SOURCE MATERIAL start

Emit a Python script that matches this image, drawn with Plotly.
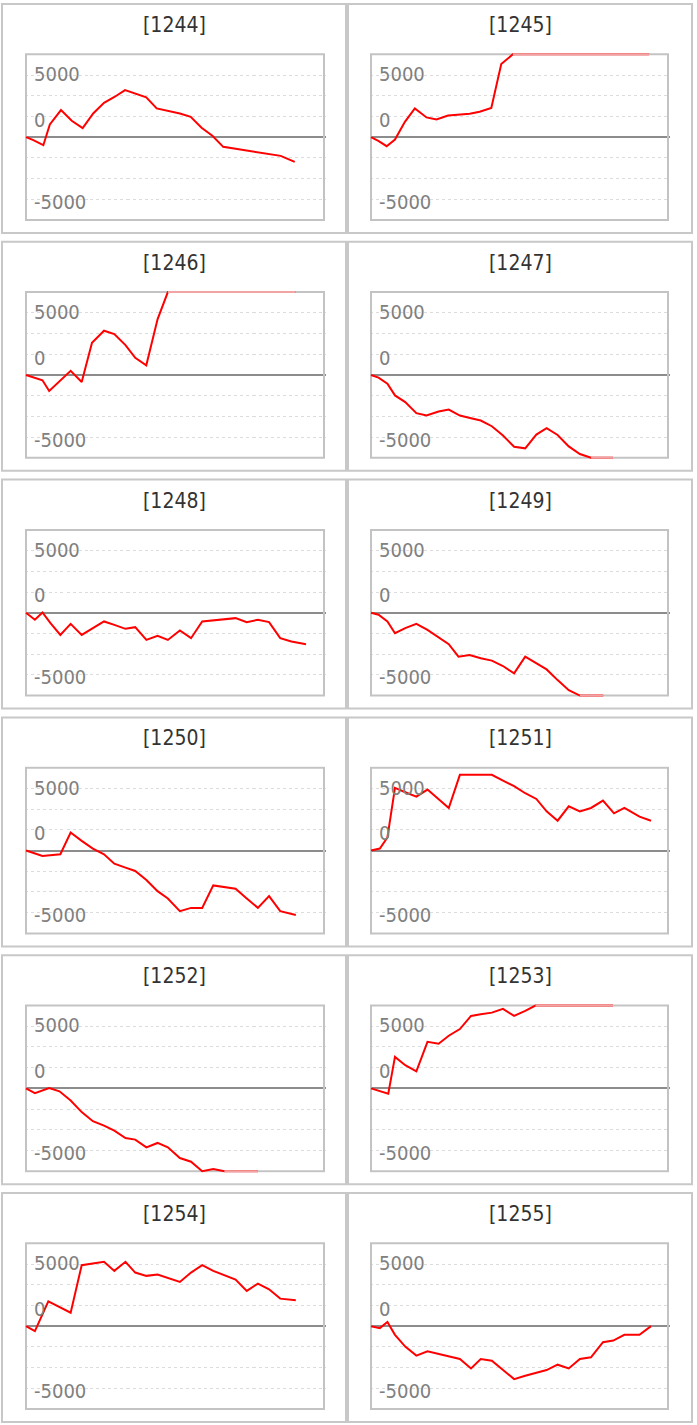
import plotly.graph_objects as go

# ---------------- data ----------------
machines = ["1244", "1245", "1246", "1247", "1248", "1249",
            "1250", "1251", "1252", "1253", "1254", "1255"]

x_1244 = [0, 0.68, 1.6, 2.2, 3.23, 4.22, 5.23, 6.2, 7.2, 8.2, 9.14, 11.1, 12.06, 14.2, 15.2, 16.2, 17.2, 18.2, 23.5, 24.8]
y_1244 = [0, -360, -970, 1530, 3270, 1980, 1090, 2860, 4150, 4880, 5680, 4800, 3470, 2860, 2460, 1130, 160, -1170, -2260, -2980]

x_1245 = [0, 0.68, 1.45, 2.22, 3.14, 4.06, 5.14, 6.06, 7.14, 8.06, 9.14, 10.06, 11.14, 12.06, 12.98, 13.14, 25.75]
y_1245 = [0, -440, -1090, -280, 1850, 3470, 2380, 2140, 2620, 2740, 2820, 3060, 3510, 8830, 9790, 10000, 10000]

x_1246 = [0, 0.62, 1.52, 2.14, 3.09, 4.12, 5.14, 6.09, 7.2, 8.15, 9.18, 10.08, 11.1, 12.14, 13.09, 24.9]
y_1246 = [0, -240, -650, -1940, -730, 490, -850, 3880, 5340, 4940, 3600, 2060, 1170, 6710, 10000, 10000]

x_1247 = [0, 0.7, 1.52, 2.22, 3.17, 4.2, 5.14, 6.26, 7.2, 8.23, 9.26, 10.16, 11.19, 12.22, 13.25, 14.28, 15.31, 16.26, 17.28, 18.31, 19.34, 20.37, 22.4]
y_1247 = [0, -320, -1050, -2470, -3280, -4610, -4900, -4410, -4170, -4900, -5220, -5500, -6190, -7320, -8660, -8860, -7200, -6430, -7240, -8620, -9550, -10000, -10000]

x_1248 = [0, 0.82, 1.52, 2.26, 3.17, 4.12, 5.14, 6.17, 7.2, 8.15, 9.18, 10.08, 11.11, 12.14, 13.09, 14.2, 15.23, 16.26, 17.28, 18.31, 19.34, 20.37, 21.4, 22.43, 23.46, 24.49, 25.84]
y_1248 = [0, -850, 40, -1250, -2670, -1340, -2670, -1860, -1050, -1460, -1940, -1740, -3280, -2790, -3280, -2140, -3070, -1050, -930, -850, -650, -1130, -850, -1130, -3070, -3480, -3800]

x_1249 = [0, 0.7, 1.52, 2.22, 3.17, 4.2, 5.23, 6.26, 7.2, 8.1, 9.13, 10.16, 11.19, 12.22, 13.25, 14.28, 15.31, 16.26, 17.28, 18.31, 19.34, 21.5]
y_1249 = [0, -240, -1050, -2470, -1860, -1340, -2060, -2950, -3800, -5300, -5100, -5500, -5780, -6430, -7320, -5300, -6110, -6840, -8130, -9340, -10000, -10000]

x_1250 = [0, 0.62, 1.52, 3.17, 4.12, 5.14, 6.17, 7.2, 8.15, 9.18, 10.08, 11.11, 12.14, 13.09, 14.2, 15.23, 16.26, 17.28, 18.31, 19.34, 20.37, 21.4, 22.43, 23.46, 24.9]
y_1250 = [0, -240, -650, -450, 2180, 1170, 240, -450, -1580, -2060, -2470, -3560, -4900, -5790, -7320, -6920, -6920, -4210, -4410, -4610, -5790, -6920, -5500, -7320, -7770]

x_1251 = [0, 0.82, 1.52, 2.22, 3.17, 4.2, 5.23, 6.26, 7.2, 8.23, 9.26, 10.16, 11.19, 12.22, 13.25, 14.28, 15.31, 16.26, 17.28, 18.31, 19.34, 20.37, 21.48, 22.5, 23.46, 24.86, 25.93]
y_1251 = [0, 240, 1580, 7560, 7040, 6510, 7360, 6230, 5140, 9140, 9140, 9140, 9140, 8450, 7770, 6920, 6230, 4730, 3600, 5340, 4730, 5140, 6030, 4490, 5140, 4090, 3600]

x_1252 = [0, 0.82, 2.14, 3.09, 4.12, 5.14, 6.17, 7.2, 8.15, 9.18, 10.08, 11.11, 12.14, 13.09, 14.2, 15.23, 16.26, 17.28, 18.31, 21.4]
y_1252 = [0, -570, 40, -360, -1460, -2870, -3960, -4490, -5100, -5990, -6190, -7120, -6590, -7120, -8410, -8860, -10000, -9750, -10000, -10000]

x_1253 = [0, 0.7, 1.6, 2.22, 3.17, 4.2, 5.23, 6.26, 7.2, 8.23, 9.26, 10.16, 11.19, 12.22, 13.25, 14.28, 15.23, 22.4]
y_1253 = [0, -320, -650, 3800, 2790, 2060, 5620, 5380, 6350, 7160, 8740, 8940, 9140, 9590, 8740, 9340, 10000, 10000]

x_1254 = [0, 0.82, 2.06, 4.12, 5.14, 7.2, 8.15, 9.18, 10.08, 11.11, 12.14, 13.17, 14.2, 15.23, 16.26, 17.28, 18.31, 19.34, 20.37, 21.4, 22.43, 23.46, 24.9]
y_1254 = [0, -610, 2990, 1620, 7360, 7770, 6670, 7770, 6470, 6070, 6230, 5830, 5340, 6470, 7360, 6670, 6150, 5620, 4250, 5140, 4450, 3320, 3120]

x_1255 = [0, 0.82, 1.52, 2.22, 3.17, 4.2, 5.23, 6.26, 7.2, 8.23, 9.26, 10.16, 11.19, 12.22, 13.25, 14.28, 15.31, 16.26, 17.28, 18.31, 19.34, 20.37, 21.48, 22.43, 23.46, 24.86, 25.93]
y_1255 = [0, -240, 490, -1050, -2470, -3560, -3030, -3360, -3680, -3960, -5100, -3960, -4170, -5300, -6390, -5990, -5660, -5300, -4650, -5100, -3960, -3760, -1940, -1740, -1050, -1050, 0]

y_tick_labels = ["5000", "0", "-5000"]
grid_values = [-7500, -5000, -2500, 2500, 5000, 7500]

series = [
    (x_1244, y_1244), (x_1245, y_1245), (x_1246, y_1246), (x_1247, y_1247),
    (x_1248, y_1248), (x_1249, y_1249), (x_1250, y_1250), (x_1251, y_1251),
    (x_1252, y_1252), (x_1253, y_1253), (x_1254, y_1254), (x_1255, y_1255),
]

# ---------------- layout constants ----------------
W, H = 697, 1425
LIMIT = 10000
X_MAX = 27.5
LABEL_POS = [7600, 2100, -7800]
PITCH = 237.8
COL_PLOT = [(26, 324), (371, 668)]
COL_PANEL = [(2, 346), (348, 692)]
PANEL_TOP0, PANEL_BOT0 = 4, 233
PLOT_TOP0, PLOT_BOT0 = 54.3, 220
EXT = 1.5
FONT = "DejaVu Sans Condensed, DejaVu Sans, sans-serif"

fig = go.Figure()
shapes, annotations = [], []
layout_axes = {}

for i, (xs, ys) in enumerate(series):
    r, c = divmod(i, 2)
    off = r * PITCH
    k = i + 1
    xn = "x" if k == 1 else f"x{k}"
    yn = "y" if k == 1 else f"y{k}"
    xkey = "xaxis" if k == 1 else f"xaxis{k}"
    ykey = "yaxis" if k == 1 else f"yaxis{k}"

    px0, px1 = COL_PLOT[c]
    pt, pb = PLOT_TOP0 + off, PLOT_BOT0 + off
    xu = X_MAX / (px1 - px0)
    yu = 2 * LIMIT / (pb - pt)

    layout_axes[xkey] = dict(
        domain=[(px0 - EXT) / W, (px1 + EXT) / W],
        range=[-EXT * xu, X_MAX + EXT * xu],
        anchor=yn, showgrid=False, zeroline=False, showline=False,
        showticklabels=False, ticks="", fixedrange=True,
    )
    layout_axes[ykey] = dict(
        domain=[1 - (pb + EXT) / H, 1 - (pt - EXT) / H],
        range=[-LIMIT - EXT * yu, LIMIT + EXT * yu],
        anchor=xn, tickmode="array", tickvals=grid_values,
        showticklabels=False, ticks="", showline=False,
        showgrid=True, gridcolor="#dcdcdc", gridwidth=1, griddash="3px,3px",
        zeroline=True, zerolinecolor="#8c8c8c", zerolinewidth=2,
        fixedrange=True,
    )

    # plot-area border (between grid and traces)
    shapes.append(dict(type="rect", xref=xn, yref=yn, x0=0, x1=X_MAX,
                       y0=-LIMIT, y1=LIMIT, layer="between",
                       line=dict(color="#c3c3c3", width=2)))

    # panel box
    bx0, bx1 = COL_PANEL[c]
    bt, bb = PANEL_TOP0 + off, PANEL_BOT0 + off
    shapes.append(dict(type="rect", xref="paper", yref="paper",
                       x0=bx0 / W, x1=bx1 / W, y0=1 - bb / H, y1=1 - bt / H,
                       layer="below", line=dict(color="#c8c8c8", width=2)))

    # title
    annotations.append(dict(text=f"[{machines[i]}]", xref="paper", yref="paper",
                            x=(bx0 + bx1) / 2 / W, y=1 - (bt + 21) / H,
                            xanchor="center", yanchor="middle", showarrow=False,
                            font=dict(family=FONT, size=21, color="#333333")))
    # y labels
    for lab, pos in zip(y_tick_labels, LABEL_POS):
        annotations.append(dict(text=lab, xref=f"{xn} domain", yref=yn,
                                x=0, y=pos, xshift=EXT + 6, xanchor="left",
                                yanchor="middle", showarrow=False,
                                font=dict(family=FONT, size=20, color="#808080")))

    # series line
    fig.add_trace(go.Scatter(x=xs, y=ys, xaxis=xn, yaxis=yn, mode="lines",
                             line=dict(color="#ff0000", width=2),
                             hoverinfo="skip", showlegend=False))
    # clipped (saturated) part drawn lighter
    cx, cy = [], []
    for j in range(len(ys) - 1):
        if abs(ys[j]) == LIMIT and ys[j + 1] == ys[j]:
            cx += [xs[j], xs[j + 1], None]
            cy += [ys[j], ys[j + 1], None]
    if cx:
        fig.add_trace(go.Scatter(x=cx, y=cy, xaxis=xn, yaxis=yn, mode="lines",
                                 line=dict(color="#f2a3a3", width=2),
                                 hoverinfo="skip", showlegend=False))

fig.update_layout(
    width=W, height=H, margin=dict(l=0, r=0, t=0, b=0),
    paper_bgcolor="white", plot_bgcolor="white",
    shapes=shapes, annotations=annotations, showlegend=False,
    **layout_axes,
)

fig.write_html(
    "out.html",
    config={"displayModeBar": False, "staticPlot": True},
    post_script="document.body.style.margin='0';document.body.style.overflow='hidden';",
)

SOURCE MATERIAL end

TASK DESCRIPTION: Up to and including the line containing "9790, 10000, 10000]", repeat every line from the start of the data, but none of the pictures.

CORRECT RESULT:
Emit a Python script that matches this image, drawn with Plotly.
import plotly.graph_objects as go

# ---------------- data ----------------
machines = ["1244", "1245", "1246", "1247", "1248", "1249",
            "1250", "1251", "1252", "1253", "1254", "1255"]

x_1244 = [0, 0.68, 1.6, 2.2, 3.23, 4.22, 5.23, 6.2, 7.2, 8.2, 9.14, 11.1, 12.06, 14.2, 15.2, 16.2, 17.2, 18.2, 23.5, 24.8]
y_1244 = [0, -360, -970, 1530, 3270, 1980, 1090, 2860, 4150, 4880, 5680, 4800, 3470, 2860, 2460, 1130, 160, -1170, -2260, -2980]

x_1245 = [0, 0.68, 1.45, 2.22, 3.14, 4.06, 5.14, 6.06, 7.14, 8.06, 9.14, 10.06, 11.14, 12.06, 12.98, 13.14, 25.75]
y_1245 = [0, -440, -1090, -280, 1850, 3470, 2380, 2140, 2620, 2740, 2820, 3060, 3510, 8830, 9790, 10000, 10000]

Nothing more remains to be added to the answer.